**What to do:** Please, without the pictures, retype exactly the lines from the start of the material through the line that holds "pw_ticks = [0, 5, 10, 15, 20, 25]".

**Raw data:**
★ ★ ★ ★ ★ ★ ★

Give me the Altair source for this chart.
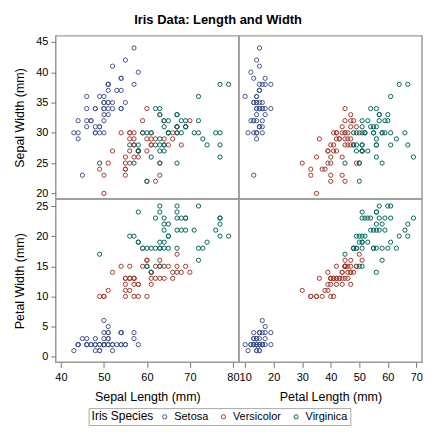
import altair as alt
import pandas as pd

species_names = ["Setosa", "Versicolor", "Virginica"]
species_colors = ["#445694", "#A23A2E", "#01665E"]

# Iris data (mm), 50 rows per species
setosa_sl = [51,49,47,46,50,54,46,50,44,49,54,48,48,43,58,57,54,51,57,51,54,51,46,51,48,50,50,52,52,47,48,54,52,55,49,50,55,49,44,51,50,45,44,50,51,48,51,46,53,50]
setosa_sw = [35,30,32,31,36,39,34,34,29,31,37,34,30,30,40,44,39,35,38,38,34,37,36,33,34,30,34,35,34,32,31,34,41,42,31,32,35,36,30,34,35,23,32,35,38,30,38,32,37,33]
setosa_pl = [14,14,13,15,14,17,14,15,14,15,15,16,14,11,12,15,13,14,17,15,17,15,10,17,19,16,16,15,14,16,16,15,15,14,15,12,13,14,13,15,13,13,13,16,19,14,16,14,15,14]
setosa_pw = [2,2,2,2,2,4,3,2,2,1,2,2,1,1,2,4,4,3,3,3,2,4,2,5,2,2,4,2,2,2,2,4,1,2,2,2,2,1,2,2,3,3,2,6,4,3,2,2,2,2]

versicolor_sl = [70,64,69,55,65,57,63,49,66,52,50,59,60,61,56,67,56,58,62,56,59,61,63,61,64,66,68,67,60,57,55,55,58,60,54,60,67,63,56,55,55,61,58,50,56,57,57,62,51,57]
versicolor_sw = [32,32,31,23,28,28,33,24,29,27,20,30,22,29,29,31,30,27,22,25,32,28,25,28,29,30,28,30,29,26,24,24,27,27,30,34,31,23,30,25,26,30,26,23,27,30,29,29,25,28]
versicolor_pl = [47,45,49,40,46,45,47,33,46,39,35,42,40,47,36,44,45,41,45,39,48,40,49,47,43,44,48,50,45,35,38,37,39,51,45,45,47,44,41,40,44,46,40,33,42,42,42,43,30,41]
versicolor_pw = [14,15,15,13,15,13,16,10,13,14,10,15,10,14,13,14,15,10,15,11,18,13,15,12,13,14,14,17,15,10,11,10,12,16,15,16,15,13,13,13,12,14,12,10,13,12,13,13,11,13]

virginica_sl = [63,58,71,63,65,76,49,73,67,72,65,64,68,57,58,64,65,77,77,60,69,56,77,63,67,72,62,61,64,72,74,79,64,63,61,77,63,64,60,69,67,69,58,68,67,67,63,65,62,59]
virginica_sw = [33,27,30,29,30,30,25,29,25,36,32,27,30,25,28,32,30,38,26,22,32,28,28,27,33,32,28,30,28,30,28,38,28,28,26,30,34,31,30,31,31,31,27,32,33,30,25,30,34,30]
virginica_pl = [60,51,59,56,58,66,45,63,58,61,51,53,55,50,51,53,55,67,69,50,57,49,67,49,57,60,48,49,56,58,61,64,56,51,56,61,56,55,48,54,56,51,51,59,57,52,50,52,54,51]
virginica_pw = [25,19,21,18,22,21,17,18,18,25,20,19,21,20,24,23,18,22,23,15,23,20,20,18,21,18,18,18,21,16,19,20,22,15,14,23,24,18,18,21,24,23,19,23,25,23,19,20,23,18]

sl_ticks = [40, 50, 60, 70, 80]
pl_ticks = [10, 20, 30, 40, 50, 60, 70]
sw_ticks = [20, 25, 30, 35, 40, 45]
pw_ticks = [0, 5, 10, 15, 20, 25]

rows = []
for name, sl, sw, pl, pw in [
    ("Setosa", setosa_sl, setosa_sw, setosa_pl, setosa_pw),
    ("Versicolor", versicolor_sl, versicolor_sw, versicolor_pl, versicolor_pw),
    ("Virginica", virginica_sl, virginica_sw, virginica_pl, virginica_pw),
]:
    for a, b, c, d in zip(sl, sw, pl, pw):
        rows.append({"Species": name, "SepalLength": a, "SepalWidth": b, "PetalLength": c, "PetalWidth": d})
df = pd.DataFrame(rows)

FONT = "Liberation Sans"
W, H = 184, 164

color = alt.Color(
    "Species:N",
    scale=alt.Scale(domain=species_names, range=species_colors),
    legend=alt.Legend(
        title="Iris Species",
        orient="none",
        legendX=33,
        legendY=374,
        direction="horizontal",
        titleOrient="left",
        titleFontWeight="normal",
        titleFontSize=12,
        titleFont=FONT,
        titleColor="#000",
        labelFont=FONT,
        labelFontSize=11,
        labelColor="#000",
        symbolType="circle",
        symbolSize=18,
        symbolStrokeWidth=1,
        symbolFillColor="transparent",
        strokeColor="#A8A8A8",
        padding=3,
        columnPadding=9,
    ),
)

def xenc(field, title, dom, ticks, show):
    if show:
        ax = alt.Axis(values=ticks, title=title, labelOverlap=False, labelFlush=False, labelBound=False)
    else:
        ax = None
    return alt.X(f"{field}:Q", scale=alt.Scale(domain=dom, nice=False, zero=False), axis=ax)

def yenc(field, title, dom, ticks, show):
    if show:
        ax = alt.Axis(values=ticks, title=title, labelOverlap=False, labelFlush=False, labelBound=False)
    else:
        ax = None
    return alt.Y(f"{field}:Q", scale=alt.Scale(domain=dom, nice=False, zero=False), axis=ax)

SL_DOM = [38.8, 81.4]
PL_DOM = [7.8, 72.0]
SW_DOM = [19.06, 46.0]
PW_DOM = [-0.94, 26.15]

def panel(xf, xt, xd, xtk, sx, yf, yt, yd, ytk, sy):
    return alt.Chart(df).mark_point(shape="circle", size=18, strokeWidth=1, filled=False, opacity=1).encode(
        x=xenc(xf, xt, xd, xtk, sx),
        y=yenc(yf, yt, yd, ytk, sy),
        color=color,
    ).properties(width=W, height=H)

tl = panel("SepalLength", "Sepal Length (mm)", SL_DOM, sl_ticks, False, "SepalWidth", "Sepal Width (mm)", SW_DOM, sw_ticks, True)
tr = panel("PetalLength", "Petal Length (mm)", PL_DOM, pl_ticks, False, "SepalWidth", "Sepal Width (mm)", SW_DOM, sw_ticks, False)
bl = panel("SepalLength", "Sepal Length (mm)", SL_DOM, sl_ticks, True, "PetalWidth", "Petal Width (mm)", PW_DOM, pw_ticks, True)
br = panel("PetalLength", "Petal Length (mm)", PL_DOM, pl_ticks, True, "PetalWidth", "Petal Width (mm)", PW_DOM, pw_ticks, False)

chart = alt.concat(
    tl, tr, bl, br,
    columns=2,
    spacing=0,
    bounds="flush",
).properties(
    title=alt.TitleParams("Iris Data: Length and Width", font=FONT, fontSize=13, fontWeight="bold", color="#000", anchor="middle", frame="bounds", offset=8),
    padding={"left": 5, "top": 5, "right": 5, "bottom": 5},
).configure_view(
    stroke="#9A9A9A", strokeWidth=1.5
).configure_axis(
    domain=False, grid=False, tickColor="#777777", tickSize=5,
    labelFont=FONT, labelFontSize=11, labelColor="#000", labelPadding=3,
    titleFont=FONT, titleFontSize=12.5, titleFontWeight="normal", titleColor="#000",
).configure_axisX(
    titlePadding=8, labelPadding=4
).configure_axisY(
    titlePadding=9
)

chart.save("out.html", embed_options={"renderer": "svg", "actions": False})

★ ★ ★ ★ ★ ★ ★

**Result:**
Give me the Altair source for this chart.
import altair as alt
import pandas as pd

species_names = ["Setosa", "Versicolor", "Virginica"]
species_colors = ["#445694", "#A23A2E", "#01665E"]

# Iris data (mm), 50 rows per species
setosa_sl = [51,49,47,46,50,54,46,50,44,49,54,48,48,43,58,57,54,51,57,51,54,51,46,51,48,50,50,52,52,47,48,54,52,55,49,50,55,49,44,51,50,45,44,50,51,48,51,46,53,50]
setosa_sw = [35,30,32,31,36,39,34,34,29,31,37,34,30,30,40,44,39,35,38,38,34,37,36,33,34,30,34,35,34,32,31,34,41,42,31,32,35,36,30,34,35,23,32,35,38,30,38,32,37,33]
setosa_pl = [14,14,13,15,14,17,14,15,14,15,15,16,14,11,12,15,13,14,17,15,17,15,10,17,19,16,16,15,14,16,16,15,15,14,15,12,13,14,13,15,13,13,13,16,19,14,16,14,15,14]
setosa_pw = [2,2,2,2,2,4,3,2,2,1,2,2,1,1,2,4,4,3,3,3,2,4,2,5,2,2,4,2,2,2,2,4,1,2,2,2,2,1,2,2,3,3,2,6,4,3,2,2,2,2]

versicolor_sl = [70,64,69,55,65,57,63,49,66,52,50,59,60,61,56,67,56,58,62,56,59,61,63,61,64,66,68,67,60,57,55,55,58,60,54,60,67,63,56,55,55,61,58,50,56,57,57,62,51,57]
versicolor_sw = [32,32,31,23,28,28,33,24,29,27,20,30,22,29,29,31,30,27,22,25,32,28,25,28,29,30,28,30,29,26,24,24,27,27,30,34,31,23,30,25,26,30,26,23,27,30,29,29,25,28]
versicolor_pl = [47,45,49,40,46,45,47,33,46,39,35,42,40,47,36,44,45,41,45,39,48,40,49,47,43,44,48,50,45,35,38,37,39,51,45,45,47,44,41,40,44,46,40,33,42,42,42,43,30,41]
versicolor_pw = [14,15,15,13,15,13,16,10,13,14,10,15,10,14,13,14,15,10,15,11,18,13,15,12,13,14,14,17,15,10,11,10,12,16,15,16,15,13,13,13,12,14,12,10,13,12,13,13,11,13]

virginica_sl = [63,58,71,63,65,76,49,73,67,72,65,64,68,57,58,64,65,77,77,60,69,56,77,63,67,72,62,61,64,72,74,79,64,63,61,77,63,64,60,69,67,69,58,68,67,67,63,65,62,59]
virginica_sw = [33,27,30,29,30,30,25,29,25,36,32,27,30,25,28,32,30,38,26,22,32,28,28,27,33,32,28,30,28,30,28,38,28,28,26,30,34,31,30,31,31,31,27,32,33,30,25,30,34,30]
virginica_pl = [60,51,59,56,58,66,45,63,58,61,51,53,55,50,51,53,55,67,69,50,57,49,67,49,57,60,48,49,56,58,61,64,56,51,56,61,56,55,48,54,56,51,51,59,57,52,50,52,54,51]
virginica_pw = [25,19,21,18,22,21,17,18,18,25,20,19,21,20,24,23,18,22,23,15,23,20,20,18,21,18,18,18,21,16,19,20,22,15,14,23,24,18,18,21,24,23,19,23,25,23,19,20,23,18]

sl_ticks = [40, 50, 60, 70, 80]
pl_ticks = [10, 20, 30, 40, 50, 60, 70]
sw_ticks = [20, 25, 30, 35, 40, 45]
pw_ticks = [0, 5, 10, 15, 20, 25]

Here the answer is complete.